■ What needs to be done ■
Output every line of the material exactly, omitting images.

■ Provided data ■
##########
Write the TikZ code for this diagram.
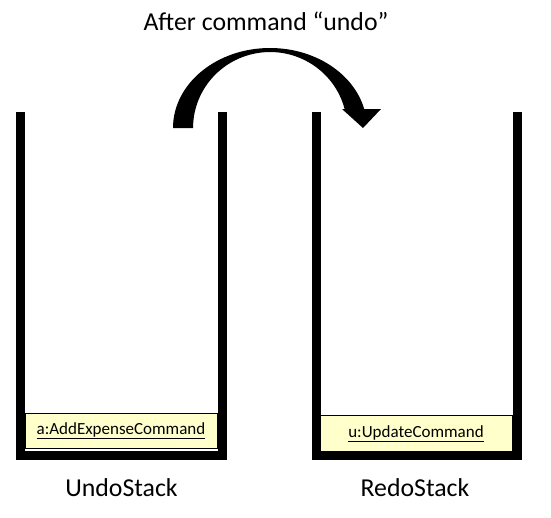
\documentclass[tikz,border=0pt]{standalone}
\usepackage{fontspec}
\setmainfont{Carlito}
\usetikzlibrary{positioning}
\definecolor{cmdyellow}{RGB}{255,255,204}

\begin{document}
\begin{tikzpicture}[x=1pt, y=-1pt,
        wall/.style={line width=9pt, line join=miter, draw=black},
        cmdbox/.style={draw=black, line width=0.8pt, fill=cmdyellow, minimum width=192pt, minimum height=35pt, inner sep=0pt, font=\fontsize{17}{20}\selectfont},
        stacklabel/.style={font=\fontsize{25.8}{30}\selectfont}]
        \useasboundingbox (0,0) rectangle (551,517);

        % Stacks
        \draw[wall] (20.5,112) |- (222.5,455) -- (222.5,112);
        \draw[wall] (316,112) |- (517,455.5) -- (517,112);

        % Commands
        \node[cmdbox] (addcmd) at (121,431) {\underline{a:AddExpenseCommand}};
        \node[cmdbox, minimum height=36pt] (updcmd) at (416,433.5) {\underline{u:UpdateCommand}};

        \node[stacklabel] (undostack) at (121.5,488) {UndoStack};
        \node[stacklabel] (redostack) at (415,488) {RedoStack};

        % Curved arrow
        \fill[black] (173,128) arc[start angle=180, end angle=346.3, x radius=97, y radius=80]
        -- (381,109) -- (363,128) -- (342,109) -- (344.6,109)
        arc[start angle=345.5, end angle=180, x radius=77, y radius=76] -- cycle;

        \node[stacklabel] (title) at (266,21) {After command “undo”};
      \end{tikzpicture}
\end{document}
##########
■ Answer to this task ■
Write the TikZ code for this diagram.
\documentclass[tikz,border=0pt]{standalone}
\usepackage{fontspec}
\setmainfont{Carlito}
\usetikzlibrary{positioning}
\definecolor{cmdyellow}{RGB}{255,255,204}

\begin{document}
\begin{tikzpicture}[x=1pt, y=-1pt,
        wall/.style={line width=9pt, line join=miter, draw=black},
        cmdbox/.style={draw=black, line width=0.8pt, fill=cmdyellow, minimum width=192pt, minimum height=35pt, inner sep=0pt, font=\fontsize{17}{20}\selectfont},
        stacklabel/.style={font=\fontsize{25.8}{30}\selectfont}]
        \useasboundingbox (0,0) rectangle (551,517);

        % Stacks
        \draw[wall] (20.5,112) |- (222.5,455) -- (222.5,112);
        \draw[wall] (316,112) |- (517,455.5) -- (517,112);

        % Commands
        \node[cmdbox] (addcmd) at (121,431) {\underline{a:AddExpenseCommand}};
        \node[cmdbox, minimum height=36pt] (updcmd) at (416,433.5) {\underline{u:UpdateCommand}};

        \node[stacklabel] (undostack) at (121.5,488) {UndoStack};
        \node[stacklabel] (redostack) at (415,488) {RedoStack};

        % Curved arrow
        \fill[black] (173,128) arc[start angle=180, end angle=346.3, x radius=97, y radius=80]
        -- (381,109) -- (363,128) -- (342,109) -- (344.6,109)
        arc[start angle=345.5, end angle=180, x radius=77, y radius=76] -- cycle;

        \node[stacklabel] (title) at (266,21) {After command “undo”};
      \end{tikzpicture}
\end{document}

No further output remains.